INSERT a row with a new distinct value:
INSERT row with __pgt_dup_count = 1
New distinct value appears in the result.
DELETE a row:
__pgt_dup_count -= 1
If __pgt_dup_count = 0: DELETE the row from the result
The distinct value disappears only when all source rows producing it are gone.
UPDATE a row (changes the distinct columns):
Decrement old value's __pgt_dup_count (possibly remove it)
Increment new value's __pgt_dup_count (possibly insert it)
Example
SELECT pgtrickle.create_stream_table(
name => 'active_regions',
query => $$
SELECT DISTINCT c.region
FROM orders o
JOIN customers c ON c.id = o.customer_id
WHERE o.status = 'active'
$$,
schedule => '5s'
);
Initial state: 5 regions, each with thousands of active orders.

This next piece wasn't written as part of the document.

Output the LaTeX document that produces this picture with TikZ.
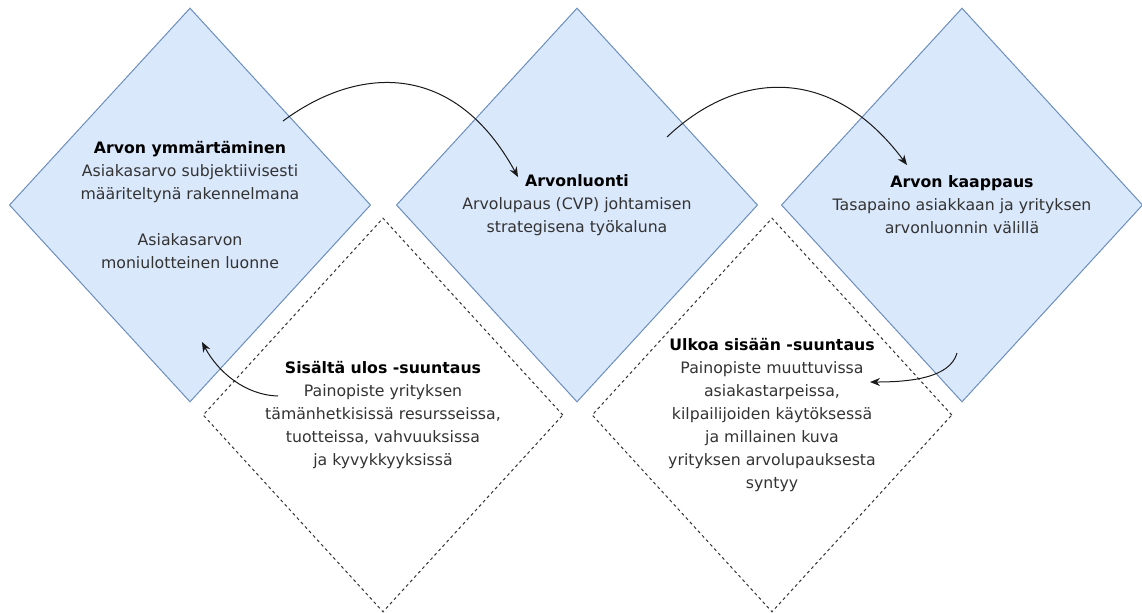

A customer in the “Pacific” region places their first order. Before this, “Pacific” had 0 active orders — it wasn’t in the result. Now it has 1.
pg_trickle:
1. Sees the INSERT in the change buffer.
2. Joins with customers to get region = “Pacific”.
3. Checks: does “Pacific” exist in the result? No → INSERT with __pgt_dup_count = 1.
Later, the only Pacific order is cancelled (status changes to ‘cancelled’, which is filtered out by WHERE status = 'active'). The effective delta is a DELETE of that row.
pg_trickle:
1. Decrements Pacific’s __pgt_dup_count from 1 to 0.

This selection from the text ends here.